2. We are around patients at their most vulnerable times. It's shitty to mock them for it.
I'm glad they are getting such negative backlash and have gotten fired.
You clearly don't work in gastroenterology or in an ER.
NP. If someone works in either of those, they should be posting tik toks making fun of their patients?
I don't see why you're stuck on the Tik Tok angle here. They certainly like to tell funny stories to their friends.
If you’re not talking about posting it online, then your comment to PP makes no sense…
Some people in this thread don't understand crass humor is common in medicine.
But there are a few people that seem to accept that, but are saying this case is much worse because it was shown on Tik Tok.

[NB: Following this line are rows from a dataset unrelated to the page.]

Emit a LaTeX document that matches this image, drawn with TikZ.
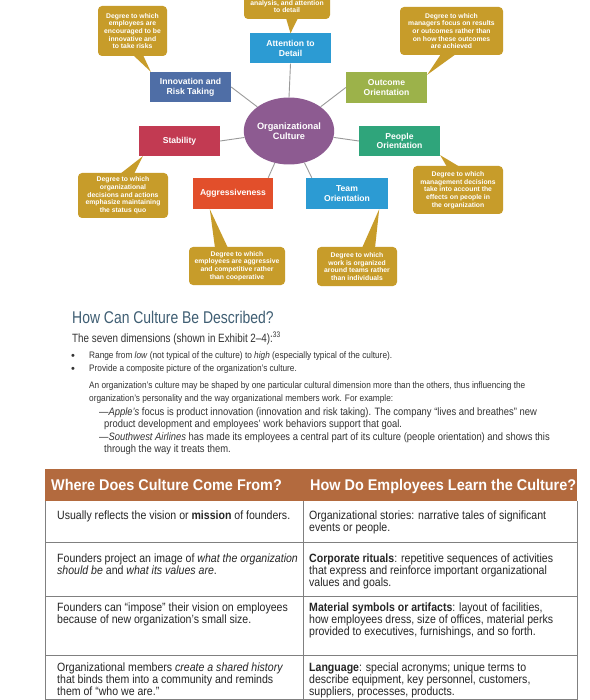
\documentclass[tikz,border=0pt]{standalone}
\usepackage{fontspec}
\setmainfont{Liberation Sans}
\newfontfamily\cnd[FakeStretch=0.82]{Liberation Sans}
\newfontfamily\cndb[FakeStretch=0.88]{Liberation Sans}
\newfontfamily\hdrf[FakeStretch=0.93]{Liberation Sans}
\newfontfamily\dgm{Liberation Sans}
\usetikzlibrary{shapes.geometric,calc}
\definecolor{blueA}{HTML}{2C9BD3}
\definecolor{innc}{HTML}{4F6EA6}
\definecolor{outc}{HTML}{9CB24A}
\definecolor{stac}{HTML}{C23A52}
\definecolor{peoc}{HTML}{2FA57B}
\definecolor{aggc}{HTML}{E24F2B}
\definecolor{circc}{HTML}{8D5B91}
\definecolor{gold}{HTML}{C79C2A}
\definecolor{headc}{HTML}{3F5E73}
\definecolor{hdrc}{HTML}{B36A3E}
\definecolor{linegray}{HTML}{9A9A9A}
\definecolor{bodyc}{HTML}{333333}
\definecolor{tline}{HTML}{808080}
\begin{document}
\begin{tikzpicture}[x=1pt,y=-1pt,
  dimbox/.style={rectangle, inner sep=0pt, minimum width=81pt, minimum height=30pt, text=white, align=center, font=\dgm\bfseries\fontsize{8.6}{9.8}\selectfont},
  callout/.style={rectangle, rounded corners=4pt, fill=gold, inner sep=0pt, text=white, align=center, font=\dgm\bfseries\fontsize{6.8}{7.7}\selectfont},
  conn/.style={draw=linegray, line width=0.9pt},
  txt/.style={anchor=base west, inner sep=0pt, text=bodyc},
  para/.style={txt, font=\cndb\fontsize{9.4}{11}\selectfont},
  expl/.style={txt, font=\cndb\fontsize{10.7}{12}\selectfont},
  cell/.style={txt, text=black!85, font=\cndb\fontsize{12}{13}\selectfont},
  hdrtxt/.style={anchor=base west, inner sep=0pt, text=white, font=\hdrf\bfseries\fontsize{15.5}{17}\selectfont},
  bul/.style={anchor=base west, inner sep=0pt, text=bodyc, font=\dgm\fontsize{11}{12}\selectfont},
  tl/.style={draw=tline, line width=0.6pt}]
\useasboundingbox (0,0) rectangle (589,700);
\fill[white] (0,0) rectangle (589,700);

% ---- diagram boxes ----
\node[dimbox, fill=blueA] (att) at (290.5,48.5) {Attention to\\Detail};
\node[dimbox, fill=innc] (inn) at (190.5,87) {Innovation and\\Risk Taking};
\node[dimbox, fill=outc, minimum height=31pt] (out) at (386.5,87.5) {Outcome\\Orientation};
\node[dimbox, fill=stac] (sta) at (179.5,141) {Stability};
\node[dimbox, fill=peoc] (peo) at (399.5,141) {People\\Orientation};
\node[dimbox, fill=aggc, minimum width=80pt, minimum height=31pt] (agg) at (233,193.5) {Aggressiveness};
\node[dimbox, fill=blueA, minimum width=82pt, minimum height=31pt] (team) at (347,193.5) {Team\\Orientation};
\node[ellipse, fill=circc, minimum width=75pt, minimum height=67pt, inner sep=0pt, text=white, align=center, font=\dgm\bfseries\fontsize{9.2}{10.5}\selectfont] (circ) at (289,131) {Organizational\\Culture};

% ---- connectors ----
\draw[conn] (att.south) -- (circ.north);
\draw[conn] (inn.east) -- (circ);
\draw[conn] (out.west) -- (circ);
\draw[conn] (sta.east) -- (circ);
\draw[conn] (peo.west) -- (circ);
\coordinate (aggtop) at ($(agg.north east)+(-5,0)$);
\coordinate (teamtop) at ($(team.north west)+(6,0)$);
\draw[conn] (aggtop) -- (circ);
\draw[conn] (teamtop) -- (circ);

% ---- callouts ----
\begin{scope}
\clip (0,0) rectangle (589,700);
\fill[gold, rounded corners=4pt] (244,-12) rectangle (330,19);
\end{scope}
\node[inner sep=0pt, text=white, align=center, font=\dgm\bfseries\fontsize{6.8}{7.7}\selectfont] (catt) at (287,6.5) {analysis, and attention\\to detail};
\fill[gold] (286,18) -- (298,18) -- (att.north) -- cycle;

\node[callout, minimum width=69pt, minimum height=50pt] (cinn) at (132.5,31) {Degree to which\\employees are\\encouraged to be\\innovative and\\to take risks};
\fill[gold] (133,55) -- (143,55) -- ($(inn.north west)+(1,0)$) -- cycle;

\node[callout, minimum width=103pt, minimum height=48pt] (cout) at (451.5,31) {Degree to which\\managers focus on results\\or outcomes rather than\\on how these outcomes\\are achieved};
\fill[gold] (441,54) -- (456,54) -- ($(out.north east)+(0,3)$) -- cycle;

\node[callout, minimum width=90pt, minimum height=45pt] (csta) at (123,195.5) {Degree to which\\organizational\\decisions and actions\\emphasize maintaining\\the status quo};
\fill[gold] (120,174) -- (134,174) -- ($(sta.south west)+(4,0)$) -- cycle;

\node[callout, minimum width=90pt, minimum height=48pt] (cpeo) at (458,190) {Degree to which\\management decisions\\take into account the\\effects on people in\\the organization};
\fill[gold] (447,167) -- (460,167) -- ($(peo.south east)+(0,-1)$) -- cycle;

\node[callout, minimum width=96pt, minimum height=38pt] (cagg) at (237,266) {Degree to which\\employees are aggressive\\and competitive rather\\than cooperative};
\fill[gold] (215,248) -- (228,248) -- ($(agg.south west)+(17,0)$) -- cycle;

\node[callout, minimum width=80pt, minimum height=39pt] (cteam) at (357,266.5) {Degree to which\\work is organized\\around teams rather\\than individuals};
\fill[gold] (362,248) -- (375,248) -- ($(team.south east)+(-9,0)$) -- cycle;

% ---- text section ----
\node[anchor=base west, inner sep=0pt, text=headc, font=\cnd\fontsize{17}{19}\selectfont] (hd) at (72,323) {How Can Culture Be Described?};
\node[txt, font=\cnd\fontsize{12}{14}\selectfont] (sev) at (72,342) {The seven dimensions (shown in Exhibit 2–4):\textsuperscript{33}};
\node[bul] (b1) at (71,359) {•};
\node[bul] (b2) at (71,372) {•};
\node[para] (l1) at (89,358) {Range from \textit{low} (not typical of the culture) to \textit{high} (especially typical of the culture).};
\node[para] (l2) at (89,371) {Provide a composite picture of the organization’s culture.};
\node[para] (l3) at (89,388) {An organization’s culture may be shaped by one particular cultural dimension more than the others, thus influencing the};
\node[para] (l4) at (89,401) {organization’s personality and the way organizational members work. For example:};
\node[expl] (l5) at (99,415.5) {—\textit{Apple’s} focus is product innovation (innovation and risk taking). The company “lives and breathes” new};
\node[expl] (l6) at (104,427.5) {product development and employees’ work behaviors support that goal.};
\node[expl] (l7) at (99,440.5) {—\textit{Southwest Airlines} has made its employees a central part of its culture (people orientation) and shows this};
\node[expl] (l8) at (104,452.5) {through the way it treats them.};

% ---- table ----
\fill[hdrc] (45,469) rectangle (577,501);
\node[hdrtxt] (h1) at (51,490) {Where Does Culture Come From?};
\node[hdrtxt] (h2) at (310,490) {How Do Employees Learn the Culture?};
\draw[tl] (45,501) -- (45,700);
\draw[tl] (577,501) -- (577,700);
\draw[tl] (303,501) -- (303,700);
\draw[tl] (45,542) -- (577,542);
\draw[tl] (45,596) -- (577,596);
\draw[tl] (45,655) -- (577,655);
\draw[tl] (45,699.5) -- (577,699.5);

\node[cell] (r1a) at (57,519) {Usually reflects the vision or \textbf{mission} of founders.};
\node[cell] (r1b) at (309,519) {Organizational stories: narrative tales of significant};
\node[cell] (r1c) at (309,531) {events or people.};

\node[cell] (r2a) at (57,562) {Founders project an image of \textit{what the organization}};
\node[cell] (r2b) at (57,574) {\textit{should be} and \textit{what its values are}.};
\node[cell] (r2c) at (309,562) {\textbf{Corporate rituals}: repetitive sequences of activities};
\node[cell] (r2d) at (309,574) {that express and reinforce important organizational};
\node[cell] (r2e) at (309,586) {values and goals.};

\node[cell] (r3a) at (57,611) {Founders can “impose” their vision on employees};
\node[cell] (r3b) at (57,623) {because of new organization’s small size.};
\node[cell] (r3c) at (309,611) {\textbf{Material symbols or artifacts}: layout of facilities,};
\node[cell] (r3d) at (309,623) {how employees dress, size of offices, material perks};
\node[cell] (r3e) at (309,635) {provided to executives, furnishings, and so forth.};

\node[cell] (r4a) at (57,671) {Organizational members \textit{create a shared history}};
\node[cell] (r4b) at (57,683) {that binds them into a community and reminds};
\node[cell] (r4c) at (57,695) {them of “who we are.”};
\node[cell] (r4d) at (309,671) {\textbf{Language}: special acronyms; unique terms to};
\node[cell] (r4e) at (309,683) {describe equipment, key personnel, customers,};
\node[cell] (r4f) at (309,695) {suppliers, processes, products.};
\end{tikzpicture}
\end{document}
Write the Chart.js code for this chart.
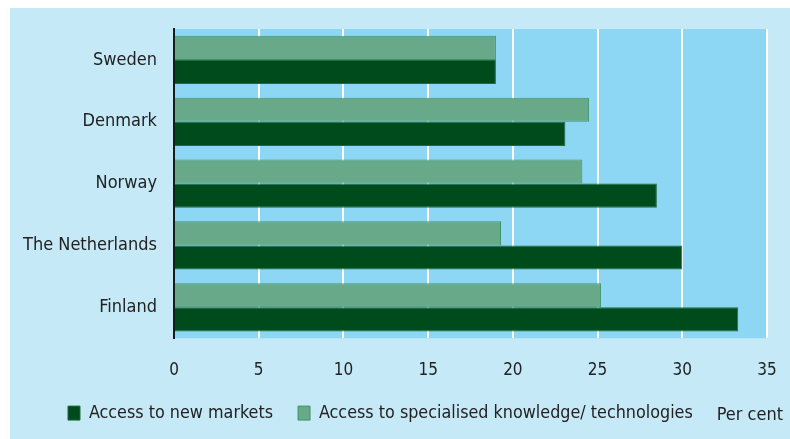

I don't understand that when the comments aren't traceable to a patient.
Lots of things that you would say in private are “much worse” if you decide to share them publicly online where anyone can see it, especially if you hold a position of trust.
Why, given that most of us know they say these things?
Are you asking for someone to explain to you how society operates?
I'm asking someone to provide a rational explanation for why the difference matters to them.
It's going to make a significant fraction of the public afraid to get medical treatment.
Especially women. It is hard enough to get Pap smears and freakin’ give birth without worrying that your doctor or nurse is going to make fun of you later.
They are going to make fun of you later. Why does it matter if they do it to their friends or on tik tok as long as they don't identify you?
Because it’s callous and dehumanizing to post this to social media, and people will avoid getting healthcare because of it.
Because it shows an extreme lack of discretion, and was done without patient consent.
Because if these workers had to undergo these exams in their training—and they should, for this reason—and then had any of the messes they left behind posted publicly for mocking on social media, that would rightly be called abusive, even if their identities were masked.
A lot of technicians also admit they avoid regular exams due to their anxiety about them. Maybe all of this hostility behind the scenes is affecting them more than they realize, too.